Would You "Pay It Forward" to Pay for College?

Students at Portland State University developed a proposal that could revolutionize the concept of student debt. How feasible would the program be, and is it fair to all students?

Several states have been considering legislation that could help make it easier and more affordable for students to gain a college education. Through “Pay It Forward” programs, students would be able to attend college without paying for tuition up front and would sign contracts in which they would agree to pay a portion of their future income upon graduating.

The idea of “Pay It Forward” originated with a student-led project at Portland State University in Portland, Oregon, where students in a class on student debt formulated the proposal in December 2012. Shortly thereafter, in July 2013, Oregon became the first state to pass and sign into law legislation directing the state’s Higher Education Coordinating Commission to consider launching a pilot program.

Inspired by the initiative, U.S. Senator Jeff Merkley (D-OR) and U.S. Representatives Suzanne Bonamici (D-OR) and Dan Kildee (D-MI) have introduced The “Pay It Forward” Guaranteed College Affordability Act, which would direct leaders within the federal government to look into implementing a "Pay It Forward" model.

“Pay It Forward” may sound like a convoluted student loan, but it’s not—at least, not quite.
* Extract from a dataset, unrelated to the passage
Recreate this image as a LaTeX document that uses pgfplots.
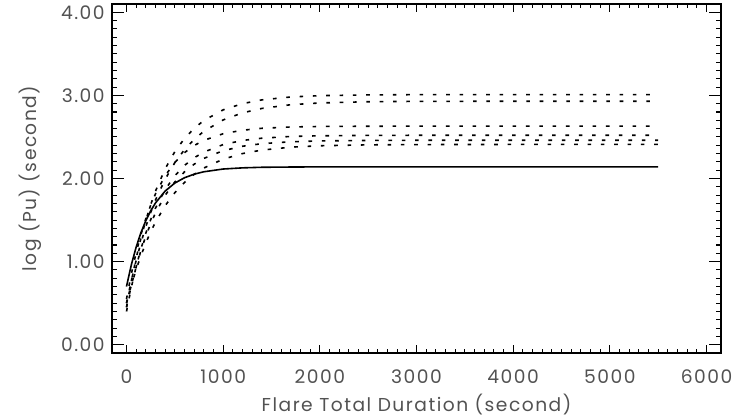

Students would be indebted to the state (or federal) government, but the amount they would be required to pay back would depend on their income. For example, a doctor or engineer earning upwards of $100,000 a year would pay back more than a teacher or social worker who earns far less than that.
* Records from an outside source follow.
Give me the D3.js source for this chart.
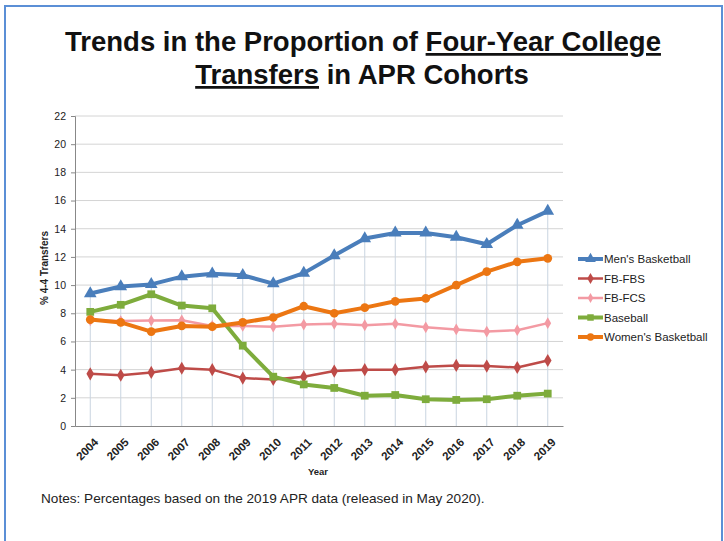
<!DOCTYPE html>
<html><head><meta charset="utf-8">
<script src="https://cdn.jsdelivr.net/npm/d3@7"></script>
<style>
html,body{margin:0;padding:0;background:#fff;}
svg{display:block;font-family:"Liberation Sans",Arial,sans-serif;}
</style></head>
<body>
<svg id="c" width="724" height="541"></svg>
<script>
const years = ["2004","2005","2006","2007","2008","2009","2010","2011","2012","2013","2014","2015","2016","2017","2018","2019"];
const seriesNames = ["Men's Basketball","FB-FBS","FB-FCS","Baseball","Women's Basketball"];
const mensBasketball  = [9.4, 9.9, 10.05, 10.6, 10.8, 10.7, 10.1, 10.85, 12.1, 13.3, 13.7, 13.7, 13.4, 12.9, 14.25, 15.25];
const fbFbs           = [3.7, 3.6, 3.8, 4.1, 4.0, 3.4, 3.3, 3.5, 3.9, 4.0, 4.0, 4.2, 4.3, 4.25, 4.15, 4.65];
const fbFcs           = [7.5, 7.45, 7.48, 7.5, 7.1, 7.1, 7.05, 7.2, 7.25, 7.15, 7.25, 7.0, 6.85, 6.7, 6.8, 7.3];
const baseball        = [8.1, 8.6, 9.35, 8.55, 8.35, 5.7, 3.5, 2.95, 2.7, 2.15, 2.2, 1.9, 1.85, 1.9, 2.15, 2.3];
const womensBasketball= [7.55, 7.35, 6.7, 7.1, 7.05, 7.35, 7.7, 8.5, 8.0, 8.4, 8.85, 9.05, 10.0, 10.95, 11.65, 11.9];
const yTicks = [0,2,4,6,8,10,12,14,16,18,20,22];

const seriesValues = [mensBasketball, fbFbs, fbFcs, baseball, womensBasketball];
const colors = ["#4a7ebb","#be4b48","#f39aa3","#7eac3c","#ec7612"];
const widths = [4, 2.5, 2.5, 4, 4];
const symbols = [d3.symbolTriangle, d3.symbolDiamond, d3.symbolDiamond, d3.symbolSquare, d3.symbolCircle];
const symSizes = [70, 50, 40, 60, 60];

const svg = d3.select("#c");

// frame
svg.append("rect").attr("x",5).attr("y",6).attr("width",717).attr("height",560)
  .attr("fill","none").attr("stroke","#5b8fd6").attr("stroke-width",2);

// title
const t = svg.append("text").attr("text-anchor","middle").attr("font-weight","bold")
  .attr("font-size",27.5).attr("fill","#111");
const l1 = t.append("tspan").attr("x",363).attr("y",51);
l1.append("tspan").text("Trends in the Proportion of ");
l1.append("tspan").attr("text-decoration","underline").text("Four-Year College");
const l2 = t.append("tspan").attr("x",362).attr("y",84);
l2.append("tspan").attr("text-decoration","underline").text("Transfers");
l2.append("tspan").text(" in APR Cohorts");

const x = d3.scaleBand().domain(years).range([75,563]);
const cx = d => x(d) + x.bandwidth()/2;
const y = d3.scaleLinear().domain([0,22]).range([426,116]);

// gridlines
svg.append("g").selectAll("line").data(yTicks.filter(v=>v>0)).join("line")
  .attr("x1",75).attr("x2",563).attr("y1",d=>y(d)).attr("y2",d=>y(d))
  .attr("stroke","#d4d4d4").attr("stroke-width",1);

// drop lines
svg.append("g").selectAll("line").data(years).join("line")
  .attr("x1",d=>cx(d)).attr("x2",d=>cx(d))
  .attr("y1",(d,i)=>y(d3.max(seriesValues,s=>s[i]))).attr("y2",y(0))
  .attr("stroke","#c9d4e0").attr("stroke-width",1);

// y axis
const ya = svg.append("g").attr("transform","translate(75,0)")
  .call(d3.axisLeft(y).tickValues(yTicks).tickSize(4).tickPadding(5));
ya.select(".domain").attr("stroke","#888");
ya.selectAll(".tick line").attr("stroke","#888");
ya.selectAll("text").attr("font-size",10.5).attr("fill","#222").attr("font-family","Liberation Sans, Arial, sans-serif");

// x axis
const xa = svg.append("g").attr("transform","translate(0,426)")
  .call(d3.axisBottom(x).tickSize(0).tickPadding(0));
xa.select(".domain").attr("stroke","#888").attr("stroke-width",1.2);
xa.selectAll("text").attr("font-size",11.5).attr("font-weight","bold").attr("fill","#222")
  .attr("font-family","Liberation Sans, Arial, sans-serif")
  .attr("text-anchor","end").attr("dy","0.35em")
  .attr("transform","translate(6,14) rotate(-45)")
  .attr("y",0).attr("x",0);

// axis titles
svg.append("text").attr("transform","translate(48,268) rotate(-90)").attr("text-anchor","middle")
  .attr("font-size",10).attr("font-weight","bold").attr("fill","#222").text("% 4-4 Transfers");
svg.append("text").attr("x",318).attr("y",475).attr("text-anchor","middle")
  .attr("font-size",9.5).attr("font-weight","bold").attr("fill","#222").text("Year");

// lines
const line = d3.line().x((d,i)=>cx(years[i])).y(d=>y(d));
const order = [2,1,3,4,0];
order.forEach(k=>{
  svg.append("path").datum(seriesValues[k]).attr("d",line)
    .attr("fill","none").attr("stroke",colors[k]).attr("stroke-width",widths[k])
    .attr("stroke-linejoin","round");
  svg.append("g").selectAll("path").data(seriesValues[k]).join("path")
    .attr("d",d3.symbol().type(symbols[k]).size(symSizes[k]))
    .attr("transform",(d,i)=>`translate(${cx(years[i])},${y(d)})`)
    .attr("fill",colors[k]);
});

// legend
const lg = svg.append("g");
seriesNames.forEach((n,k)=>{
  const yy = 259 + k*19.5;
  lg.append("line").attr("x1",578).attr("x2",603).attr("y1",yy).attr("y2",yy)
    .attr("stroke",colors[k]).attr("stroke-width",widths[k]);
  lg.append("path").attr("d",d3.symbol().type(symbols[k]).size(symSizes[k]*0.7))
    .attr("transform",`translate(590.5,${yy})`).attr("fill",colors[k]);
  lg.append("text").attr("x",604).attr("y",yy).attr("dy","0.35em")
    .attr("font-size",11.5).attr("fill","#222").text(n);
});

// notes
svg.append("text").attr("x",41).attr("y",503).attr("font-size",13.6).attr("fill","#222")
  .text("Notes: Percentages based on the 2019 APR data (released in May 2020).");
</script>
</body></html>
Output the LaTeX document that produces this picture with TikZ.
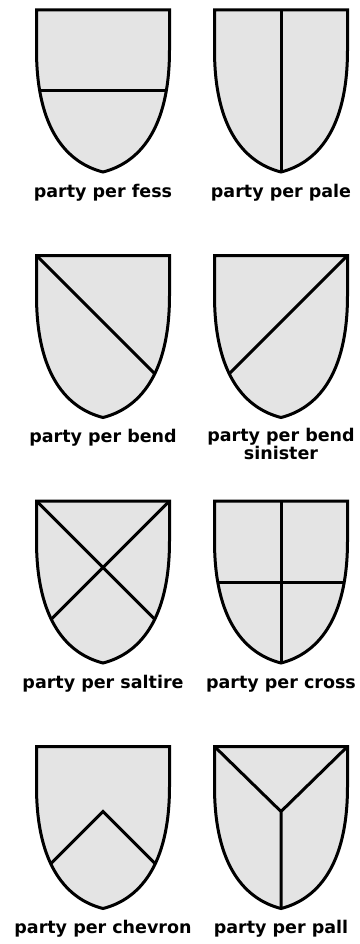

The upside to “Pay It Forward” is that a student’s education is paid for up front. But detractors argue that it would simply create a loan program in which the borrower isn't clear on how much he or she really owes. Plus, since “Pay It Forward” programs would be income-based, those who earn more would technically be subsidizing (i.e., supporting) those who earn less. But that doesn’t mean there isn’t any value in introducing such programs.
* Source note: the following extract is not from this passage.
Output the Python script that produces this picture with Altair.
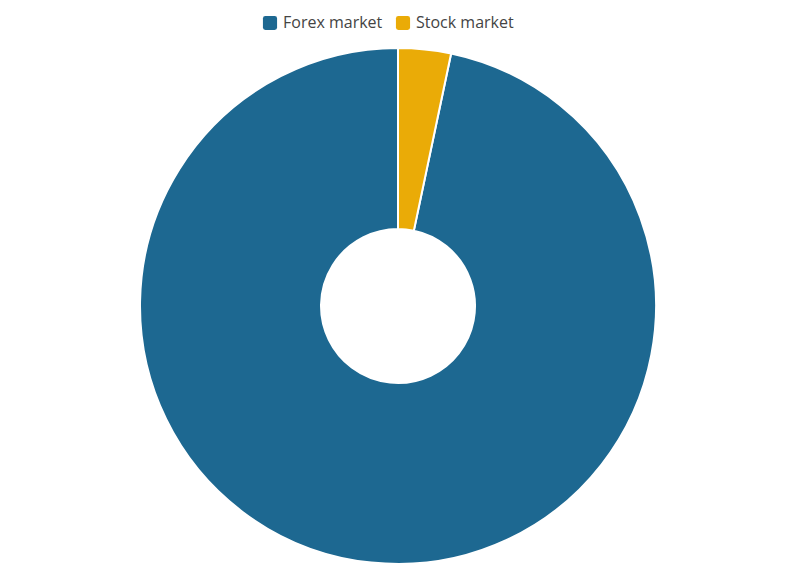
import altair as alt
import pandas as pd

markets = ["Forex market", "Stock market"]
shares = [96.7, 3.3]
draw_order = [1, 0]
colors = ["#1d6891", "#eaab07"]

df = pd.DataFrame({"market": markets, "share": shares, "ord": draw_order})

rounded = "M-0.65,-1 H0.65 Q1,-1 1,-0.65 V0.65 Q1,1 0.65,1 H-0.65 Q-1,1 -1,0.65 V-0.65 Q-1,-1 -0.65,-1 Z"

chart = alt.Chart(df).mark_arc(
    innerRadius=77, outerRadius=258, stroke="white", strokeWidth=2
).encode(
    theta=alt.Theta("share:Q", stack=True),
    order=alt.Order("ord:Q"),
    color=alt.Color(
        "market:N",
        scale=alt.Scale(domain=markets, range=colors),
        legend=alt.Legend(
            title=None,
            orient="none",
            direction="horizontal",
            legendX=254,
            legendY=7,
            symbolType=rounded,
            symbolSize=200,
            symbolStrokeWidth=0,
            symbolOpacity=1,
            labelFont="Open Sans",
            labelFontSize=16,
            labelColor="#444444",
            columnPadding=12,
            labelOffset=5,
        ),
    ),
    x=alt.value(390),
    y=alt.value(298),
).properties(width=780, height=559, padding=0).configure_view(stroke=None)

chart.save("out.html", embed_options={"renderer": "svg", "actions": False})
In a recent interview with NPR, Representative Kildee offered his take on the matter.

“This is a way just to make a simple contribution back and bring another student along,” said Kildee. “[It] basically says we are betting on you, that you will make it.”

The NPR piece went on to note that the average college graduate is saddled with $30,000 in debt, which is a sizable burden and may cause low-income students to shy away from going to college at all. But programs like “Pay It Forward” could help.

“It may actually persuade them to take a different path in life,” said Kildee.

What do you think of the concept of “Pay It Forward”? Would you consider participating in this or a similar program instead of relying on traditional financial aid options?